◆ Work to do:
Gather from the material every line that contains the string "this".

◆ Provided material:
::::::::
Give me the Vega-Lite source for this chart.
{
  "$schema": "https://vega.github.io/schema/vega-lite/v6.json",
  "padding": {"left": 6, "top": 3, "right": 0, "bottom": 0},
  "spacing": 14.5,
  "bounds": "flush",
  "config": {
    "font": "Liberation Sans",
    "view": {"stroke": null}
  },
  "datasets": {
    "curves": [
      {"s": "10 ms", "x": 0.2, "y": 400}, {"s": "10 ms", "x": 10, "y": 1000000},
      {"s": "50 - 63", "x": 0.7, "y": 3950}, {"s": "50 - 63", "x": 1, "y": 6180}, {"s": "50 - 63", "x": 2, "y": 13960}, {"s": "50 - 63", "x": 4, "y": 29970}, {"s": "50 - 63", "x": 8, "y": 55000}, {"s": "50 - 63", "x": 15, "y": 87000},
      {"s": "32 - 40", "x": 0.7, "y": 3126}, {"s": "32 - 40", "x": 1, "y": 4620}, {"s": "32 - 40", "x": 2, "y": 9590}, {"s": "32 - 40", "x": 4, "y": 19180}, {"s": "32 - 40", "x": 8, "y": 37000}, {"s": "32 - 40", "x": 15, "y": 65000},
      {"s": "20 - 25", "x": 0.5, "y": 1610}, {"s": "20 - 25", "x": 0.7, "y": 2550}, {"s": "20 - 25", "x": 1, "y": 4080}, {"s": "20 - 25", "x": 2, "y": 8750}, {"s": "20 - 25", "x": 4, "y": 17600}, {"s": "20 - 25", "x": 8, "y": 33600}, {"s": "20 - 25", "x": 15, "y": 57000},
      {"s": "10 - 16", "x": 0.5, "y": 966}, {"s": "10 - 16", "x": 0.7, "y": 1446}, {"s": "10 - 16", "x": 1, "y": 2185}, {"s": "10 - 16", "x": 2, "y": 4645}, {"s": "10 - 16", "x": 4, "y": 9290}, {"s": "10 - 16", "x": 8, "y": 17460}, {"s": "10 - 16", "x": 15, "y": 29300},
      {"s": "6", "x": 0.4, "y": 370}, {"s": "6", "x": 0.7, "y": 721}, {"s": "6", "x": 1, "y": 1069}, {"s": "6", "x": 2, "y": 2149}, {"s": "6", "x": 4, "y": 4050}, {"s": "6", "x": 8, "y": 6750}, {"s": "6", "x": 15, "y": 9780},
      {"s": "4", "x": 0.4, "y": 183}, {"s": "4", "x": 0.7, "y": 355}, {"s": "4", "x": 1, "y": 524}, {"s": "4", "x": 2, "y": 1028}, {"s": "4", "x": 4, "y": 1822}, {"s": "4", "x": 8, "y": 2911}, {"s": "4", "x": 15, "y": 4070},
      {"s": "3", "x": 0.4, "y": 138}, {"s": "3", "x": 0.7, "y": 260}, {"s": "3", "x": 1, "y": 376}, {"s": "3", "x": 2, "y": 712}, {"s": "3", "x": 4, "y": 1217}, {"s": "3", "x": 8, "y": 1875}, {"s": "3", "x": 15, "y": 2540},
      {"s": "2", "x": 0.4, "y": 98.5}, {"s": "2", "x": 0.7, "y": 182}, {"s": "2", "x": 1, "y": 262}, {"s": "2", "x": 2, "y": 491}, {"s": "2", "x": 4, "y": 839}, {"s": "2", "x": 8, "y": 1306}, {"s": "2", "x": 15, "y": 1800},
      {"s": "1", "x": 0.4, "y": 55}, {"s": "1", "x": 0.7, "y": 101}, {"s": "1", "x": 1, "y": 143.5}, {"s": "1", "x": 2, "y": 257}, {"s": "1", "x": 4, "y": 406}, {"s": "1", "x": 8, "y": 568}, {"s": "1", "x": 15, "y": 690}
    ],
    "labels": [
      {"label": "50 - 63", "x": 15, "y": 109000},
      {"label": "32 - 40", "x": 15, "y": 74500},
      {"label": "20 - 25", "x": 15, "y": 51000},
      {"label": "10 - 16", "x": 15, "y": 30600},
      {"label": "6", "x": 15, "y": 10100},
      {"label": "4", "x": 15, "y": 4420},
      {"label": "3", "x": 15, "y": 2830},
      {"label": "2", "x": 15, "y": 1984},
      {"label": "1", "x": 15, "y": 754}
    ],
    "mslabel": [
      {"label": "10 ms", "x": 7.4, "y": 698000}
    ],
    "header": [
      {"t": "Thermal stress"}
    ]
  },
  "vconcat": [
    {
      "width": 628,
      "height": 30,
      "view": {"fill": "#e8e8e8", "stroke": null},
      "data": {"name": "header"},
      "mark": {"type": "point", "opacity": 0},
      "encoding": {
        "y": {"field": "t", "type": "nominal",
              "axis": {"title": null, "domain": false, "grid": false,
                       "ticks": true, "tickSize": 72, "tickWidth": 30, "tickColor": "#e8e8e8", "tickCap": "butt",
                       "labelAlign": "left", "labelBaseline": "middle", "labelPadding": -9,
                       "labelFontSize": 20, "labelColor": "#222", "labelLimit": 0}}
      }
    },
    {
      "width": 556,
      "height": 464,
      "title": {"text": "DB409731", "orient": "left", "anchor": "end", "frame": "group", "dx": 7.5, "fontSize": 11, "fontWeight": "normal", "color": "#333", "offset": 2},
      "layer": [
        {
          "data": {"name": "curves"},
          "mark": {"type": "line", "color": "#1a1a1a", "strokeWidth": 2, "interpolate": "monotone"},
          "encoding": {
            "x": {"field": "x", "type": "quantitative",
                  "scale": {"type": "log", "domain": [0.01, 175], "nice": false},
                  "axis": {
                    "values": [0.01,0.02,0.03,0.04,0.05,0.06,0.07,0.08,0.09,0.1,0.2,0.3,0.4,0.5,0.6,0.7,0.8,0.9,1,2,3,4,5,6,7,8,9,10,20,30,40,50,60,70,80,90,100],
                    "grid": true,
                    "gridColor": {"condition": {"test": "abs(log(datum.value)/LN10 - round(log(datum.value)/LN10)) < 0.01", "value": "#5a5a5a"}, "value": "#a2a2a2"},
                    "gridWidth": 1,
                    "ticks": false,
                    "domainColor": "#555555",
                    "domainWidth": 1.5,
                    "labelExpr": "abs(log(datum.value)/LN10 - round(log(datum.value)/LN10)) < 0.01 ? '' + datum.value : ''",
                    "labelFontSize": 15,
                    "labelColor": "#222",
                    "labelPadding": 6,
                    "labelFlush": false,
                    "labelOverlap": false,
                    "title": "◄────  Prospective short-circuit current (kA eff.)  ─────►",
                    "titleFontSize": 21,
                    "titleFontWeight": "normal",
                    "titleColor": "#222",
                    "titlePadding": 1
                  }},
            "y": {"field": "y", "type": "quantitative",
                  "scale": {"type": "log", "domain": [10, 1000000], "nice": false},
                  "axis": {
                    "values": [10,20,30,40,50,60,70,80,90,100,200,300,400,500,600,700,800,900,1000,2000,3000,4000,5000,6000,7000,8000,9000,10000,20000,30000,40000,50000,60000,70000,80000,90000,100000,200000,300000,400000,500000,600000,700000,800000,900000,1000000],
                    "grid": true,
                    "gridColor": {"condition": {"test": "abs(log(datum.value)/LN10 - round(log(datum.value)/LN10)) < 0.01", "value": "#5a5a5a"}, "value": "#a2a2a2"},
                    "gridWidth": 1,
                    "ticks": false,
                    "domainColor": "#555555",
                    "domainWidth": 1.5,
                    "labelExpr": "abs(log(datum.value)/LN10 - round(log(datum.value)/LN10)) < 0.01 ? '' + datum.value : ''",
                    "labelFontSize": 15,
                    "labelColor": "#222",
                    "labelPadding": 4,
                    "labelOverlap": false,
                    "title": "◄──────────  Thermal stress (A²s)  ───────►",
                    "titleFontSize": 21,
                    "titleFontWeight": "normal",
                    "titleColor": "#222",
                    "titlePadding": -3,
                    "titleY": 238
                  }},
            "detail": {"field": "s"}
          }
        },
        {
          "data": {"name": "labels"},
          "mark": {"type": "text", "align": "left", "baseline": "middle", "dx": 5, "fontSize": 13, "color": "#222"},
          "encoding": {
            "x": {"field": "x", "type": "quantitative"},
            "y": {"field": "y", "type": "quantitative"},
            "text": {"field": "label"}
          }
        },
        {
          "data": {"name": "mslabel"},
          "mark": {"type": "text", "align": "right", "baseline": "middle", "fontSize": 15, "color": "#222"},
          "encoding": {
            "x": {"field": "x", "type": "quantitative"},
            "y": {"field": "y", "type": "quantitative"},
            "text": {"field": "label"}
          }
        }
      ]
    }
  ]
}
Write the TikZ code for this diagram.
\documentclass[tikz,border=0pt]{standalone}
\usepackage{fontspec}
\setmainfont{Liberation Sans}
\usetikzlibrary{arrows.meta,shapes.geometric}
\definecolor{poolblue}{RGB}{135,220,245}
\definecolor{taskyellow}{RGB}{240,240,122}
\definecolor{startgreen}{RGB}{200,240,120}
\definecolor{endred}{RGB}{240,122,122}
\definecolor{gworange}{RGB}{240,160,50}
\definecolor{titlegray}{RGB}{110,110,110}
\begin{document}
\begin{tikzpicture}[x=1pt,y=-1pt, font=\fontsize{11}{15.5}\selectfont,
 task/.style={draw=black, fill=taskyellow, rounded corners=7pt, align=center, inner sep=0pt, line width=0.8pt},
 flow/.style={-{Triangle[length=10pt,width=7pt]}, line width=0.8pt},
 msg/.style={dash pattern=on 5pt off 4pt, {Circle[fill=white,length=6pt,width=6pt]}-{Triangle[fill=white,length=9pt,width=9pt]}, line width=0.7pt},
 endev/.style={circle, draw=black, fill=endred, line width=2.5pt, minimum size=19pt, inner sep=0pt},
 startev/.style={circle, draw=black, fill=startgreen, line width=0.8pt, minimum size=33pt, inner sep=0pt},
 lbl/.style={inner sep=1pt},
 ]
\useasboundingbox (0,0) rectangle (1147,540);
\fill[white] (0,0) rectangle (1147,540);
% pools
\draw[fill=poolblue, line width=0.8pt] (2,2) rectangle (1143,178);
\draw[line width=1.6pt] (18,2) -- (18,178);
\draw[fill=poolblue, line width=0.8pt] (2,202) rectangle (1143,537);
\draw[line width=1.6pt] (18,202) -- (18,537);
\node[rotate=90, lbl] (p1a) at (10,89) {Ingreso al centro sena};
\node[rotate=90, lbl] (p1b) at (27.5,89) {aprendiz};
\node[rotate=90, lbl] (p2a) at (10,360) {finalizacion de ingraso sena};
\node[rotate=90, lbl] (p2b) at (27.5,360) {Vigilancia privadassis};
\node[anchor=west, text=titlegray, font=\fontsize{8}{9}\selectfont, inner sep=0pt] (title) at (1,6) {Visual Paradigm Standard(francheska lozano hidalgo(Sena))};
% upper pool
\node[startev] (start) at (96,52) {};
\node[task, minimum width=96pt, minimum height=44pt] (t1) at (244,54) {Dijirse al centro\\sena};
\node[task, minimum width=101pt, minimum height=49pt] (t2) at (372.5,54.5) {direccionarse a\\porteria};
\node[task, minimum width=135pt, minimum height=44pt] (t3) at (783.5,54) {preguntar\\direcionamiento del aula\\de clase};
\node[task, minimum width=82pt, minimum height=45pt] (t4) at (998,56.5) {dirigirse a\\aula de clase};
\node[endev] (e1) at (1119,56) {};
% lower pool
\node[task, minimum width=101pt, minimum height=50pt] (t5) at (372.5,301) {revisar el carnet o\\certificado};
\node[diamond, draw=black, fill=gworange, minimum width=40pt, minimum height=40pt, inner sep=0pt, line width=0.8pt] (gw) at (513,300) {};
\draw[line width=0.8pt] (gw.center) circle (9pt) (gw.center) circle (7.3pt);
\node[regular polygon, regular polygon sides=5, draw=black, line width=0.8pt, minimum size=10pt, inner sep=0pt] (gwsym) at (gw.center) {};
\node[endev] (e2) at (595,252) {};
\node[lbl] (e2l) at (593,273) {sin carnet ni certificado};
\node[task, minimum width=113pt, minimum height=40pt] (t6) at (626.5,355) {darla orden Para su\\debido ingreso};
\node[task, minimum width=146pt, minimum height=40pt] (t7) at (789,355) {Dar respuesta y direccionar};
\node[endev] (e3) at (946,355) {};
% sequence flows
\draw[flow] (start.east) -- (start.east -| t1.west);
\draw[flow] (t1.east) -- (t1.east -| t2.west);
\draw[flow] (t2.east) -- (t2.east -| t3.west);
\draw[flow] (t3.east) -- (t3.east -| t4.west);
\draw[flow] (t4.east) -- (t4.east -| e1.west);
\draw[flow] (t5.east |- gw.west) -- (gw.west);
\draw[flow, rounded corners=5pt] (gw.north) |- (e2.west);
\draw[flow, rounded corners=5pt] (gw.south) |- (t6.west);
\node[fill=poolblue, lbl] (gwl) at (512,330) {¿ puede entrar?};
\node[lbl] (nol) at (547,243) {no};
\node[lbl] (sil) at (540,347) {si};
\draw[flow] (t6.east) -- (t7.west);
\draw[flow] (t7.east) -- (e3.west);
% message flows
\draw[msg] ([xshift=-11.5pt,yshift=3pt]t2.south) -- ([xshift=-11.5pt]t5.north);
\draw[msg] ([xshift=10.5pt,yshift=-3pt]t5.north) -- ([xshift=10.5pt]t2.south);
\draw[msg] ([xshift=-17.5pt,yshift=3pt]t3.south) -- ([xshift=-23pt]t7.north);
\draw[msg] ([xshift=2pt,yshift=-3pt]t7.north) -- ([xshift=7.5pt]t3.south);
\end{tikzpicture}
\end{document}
::::::::
◆ Exercise result:
Give me the Vega-Lite source for this chart.
Write the TikZ code for this diagram.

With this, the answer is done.